STATED EXERCISE
Find and return each line containing "chart".

— Start —

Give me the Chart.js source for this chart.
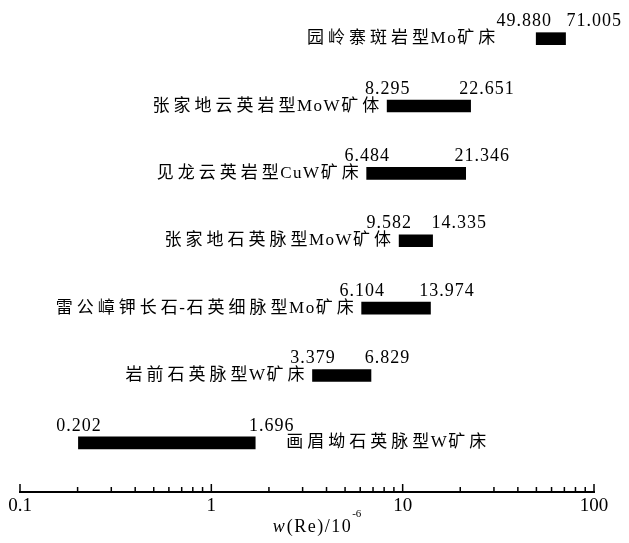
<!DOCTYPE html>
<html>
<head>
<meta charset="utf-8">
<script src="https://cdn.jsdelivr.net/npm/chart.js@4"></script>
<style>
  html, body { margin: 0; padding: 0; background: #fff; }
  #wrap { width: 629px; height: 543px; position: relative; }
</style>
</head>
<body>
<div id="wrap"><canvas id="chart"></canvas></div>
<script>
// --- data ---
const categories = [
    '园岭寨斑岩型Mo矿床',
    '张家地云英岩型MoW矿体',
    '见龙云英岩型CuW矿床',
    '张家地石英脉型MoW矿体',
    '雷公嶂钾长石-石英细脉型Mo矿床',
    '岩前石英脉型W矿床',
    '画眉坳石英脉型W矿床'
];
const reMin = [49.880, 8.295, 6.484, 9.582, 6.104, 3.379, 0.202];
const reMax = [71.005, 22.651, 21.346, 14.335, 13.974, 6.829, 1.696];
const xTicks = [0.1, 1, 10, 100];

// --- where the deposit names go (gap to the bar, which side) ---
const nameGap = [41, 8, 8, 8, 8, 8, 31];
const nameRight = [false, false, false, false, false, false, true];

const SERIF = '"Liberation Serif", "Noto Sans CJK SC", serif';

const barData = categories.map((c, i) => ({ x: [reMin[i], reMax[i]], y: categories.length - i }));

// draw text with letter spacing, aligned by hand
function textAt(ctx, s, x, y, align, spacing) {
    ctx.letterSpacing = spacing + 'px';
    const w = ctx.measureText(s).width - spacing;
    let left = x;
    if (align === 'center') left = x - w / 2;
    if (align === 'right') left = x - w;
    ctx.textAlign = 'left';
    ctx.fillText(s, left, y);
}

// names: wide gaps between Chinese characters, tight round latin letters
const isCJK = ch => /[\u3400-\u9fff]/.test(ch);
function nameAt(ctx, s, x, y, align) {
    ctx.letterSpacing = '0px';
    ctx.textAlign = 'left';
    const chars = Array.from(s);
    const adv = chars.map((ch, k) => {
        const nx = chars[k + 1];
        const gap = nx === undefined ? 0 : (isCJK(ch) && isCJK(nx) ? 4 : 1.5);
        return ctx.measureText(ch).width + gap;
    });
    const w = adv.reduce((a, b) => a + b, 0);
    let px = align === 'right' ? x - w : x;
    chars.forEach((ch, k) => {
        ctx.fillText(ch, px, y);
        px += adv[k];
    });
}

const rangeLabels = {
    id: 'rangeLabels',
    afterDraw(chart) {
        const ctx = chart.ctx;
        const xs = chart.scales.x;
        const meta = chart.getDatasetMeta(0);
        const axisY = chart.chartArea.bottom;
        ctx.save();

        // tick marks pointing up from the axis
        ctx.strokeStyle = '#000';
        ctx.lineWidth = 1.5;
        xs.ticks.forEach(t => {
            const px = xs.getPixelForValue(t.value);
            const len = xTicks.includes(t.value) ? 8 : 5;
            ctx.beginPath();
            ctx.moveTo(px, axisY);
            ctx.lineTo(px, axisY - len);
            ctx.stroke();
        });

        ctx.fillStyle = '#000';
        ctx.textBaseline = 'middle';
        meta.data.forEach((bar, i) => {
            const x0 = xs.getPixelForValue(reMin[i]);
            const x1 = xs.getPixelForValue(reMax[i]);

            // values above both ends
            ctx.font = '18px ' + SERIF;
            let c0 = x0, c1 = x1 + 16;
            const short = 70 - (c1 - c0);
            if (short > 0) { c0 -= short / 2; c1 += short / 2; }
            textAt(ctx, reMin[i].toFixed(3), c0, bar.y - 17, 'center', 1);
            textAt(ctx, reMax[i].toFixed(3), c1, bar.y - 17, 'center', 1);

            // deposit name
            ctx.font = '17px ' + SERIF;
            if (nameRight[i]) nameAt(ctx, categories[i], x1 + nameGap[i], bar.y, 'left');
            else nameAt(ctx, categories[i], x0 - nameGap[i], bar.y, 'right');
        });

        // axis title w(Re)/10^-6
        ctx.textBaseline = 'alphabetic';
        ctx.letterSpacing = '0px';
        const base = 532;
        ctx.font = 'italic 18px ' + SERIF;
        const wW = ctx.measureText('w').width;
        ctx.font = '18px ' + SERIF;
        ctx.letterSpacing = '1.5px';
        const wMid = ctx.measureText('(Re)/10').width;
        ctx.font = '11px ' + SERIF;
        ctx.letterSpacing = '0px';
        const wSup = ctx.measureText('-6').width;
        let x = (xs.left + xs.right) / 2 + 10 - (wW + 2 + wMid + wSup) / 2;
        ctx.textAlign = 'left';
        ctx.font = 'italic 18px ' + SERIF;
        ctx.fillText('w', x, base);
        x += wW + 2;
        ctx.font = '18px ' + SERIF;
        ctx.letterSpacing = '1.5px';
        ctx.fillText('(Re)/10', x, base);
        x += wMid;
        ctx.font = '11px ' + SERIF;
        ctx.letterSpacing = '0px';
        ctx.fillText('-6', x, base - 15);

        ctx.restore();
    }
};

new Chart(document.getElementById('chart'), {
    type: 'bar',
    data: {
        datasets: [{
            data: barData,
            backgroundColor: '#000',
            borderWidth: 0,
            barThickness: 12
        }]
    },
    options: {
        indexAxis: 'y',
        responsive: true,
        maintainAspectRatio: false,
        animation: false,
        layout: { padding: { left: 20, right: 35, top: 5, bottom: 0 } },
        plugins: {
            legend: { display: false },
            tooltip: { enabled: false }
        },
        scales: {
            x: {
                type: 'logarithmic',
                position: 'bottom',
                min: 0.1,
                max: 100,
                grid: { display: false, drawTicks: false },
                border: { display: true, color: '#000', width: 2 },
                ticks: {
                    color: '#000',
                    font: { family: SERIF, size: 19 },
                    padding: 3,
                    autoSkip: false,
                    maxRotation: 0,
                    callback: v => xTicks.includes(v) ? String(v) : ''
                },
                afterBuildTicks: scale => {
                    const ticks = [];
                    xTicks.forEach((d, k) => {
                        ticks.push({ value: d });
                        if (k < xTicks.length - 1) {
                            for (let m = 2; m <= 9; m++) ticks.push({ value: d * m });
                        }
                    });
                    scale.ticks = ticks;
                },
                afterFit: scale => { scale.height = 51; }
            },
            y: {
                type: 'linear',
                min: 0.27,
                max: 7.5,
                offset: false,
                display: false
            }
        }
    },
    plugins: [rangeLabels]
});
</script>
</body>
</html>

— End —

EXPECTED ANSWER
Give me the Chart.js source for this chart.
<script src="https://cdn.jsdelivr.net/npm/chart.js@4"></script>
<div id="wrap"><canvas id="chart"></canvas></div>
    afterDraw(chart) {
        const ctx = chart.ctx;
        const xs = chart.scales.x;
        const meta = chart.getDatasetMeta(0);
        const axisY = chart.chartArea.bottom;
new Chart(document.getElementById('chart'), {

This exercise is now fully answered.